There is no clear root material entity to link to other recognizable materials terms (e.g., superconductors). We do not consider "superconductors" a material because a clear material entity is not present. This is a design choice we made quite early on in developing the General-JSON models.

However, there may be errors. For example, a clearly mentioned material in the text and no corresponding material root entry in the annotation. This would be an error in annotation. If you find them, please point them out and we can correct them!

mehradans92 commented 1 year ago

Thanks for the explanation @ardunn. I have another question on the mof dataset. So I have noticed that sometimes MOF names and their chemical formula are interchangeably used in the human annotations and sometimes not. Was there a reasoning for this?

Also, Andrew mentioned that there have been a few updates to your paper, so I was wondering if there's a way to get access to the latest version. Thanks a lot :)

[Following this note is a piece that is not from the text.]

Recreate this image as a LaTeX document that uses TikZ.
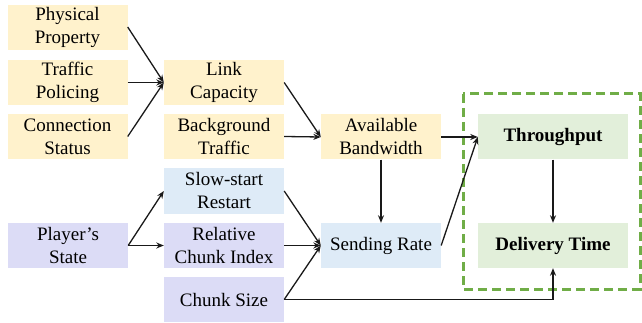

ardunn commented 1 year ago

Hi @mehradans92 everything should be updated, but do you have some specific examples where this is the case? I am tagging @Andrew-S-Rosen here as well

Andrew-S-Rosen commented 1 year ago

Additional details would be helpful.

That said, it's worth emphasizing that the notion of what constitutes a "name" vs. a "formula" can be rather unclear for MOFs. For instance, take HKUST-1. That's clearly a name. And the equivalent Cu3(btc)2 is clearly a formula. But what about Cu-BTC? I would argue that's a name, but one could potentially argue it's a formula. So, there is certainly room for ambiguity here, although if there are clear errors we should have that addressed.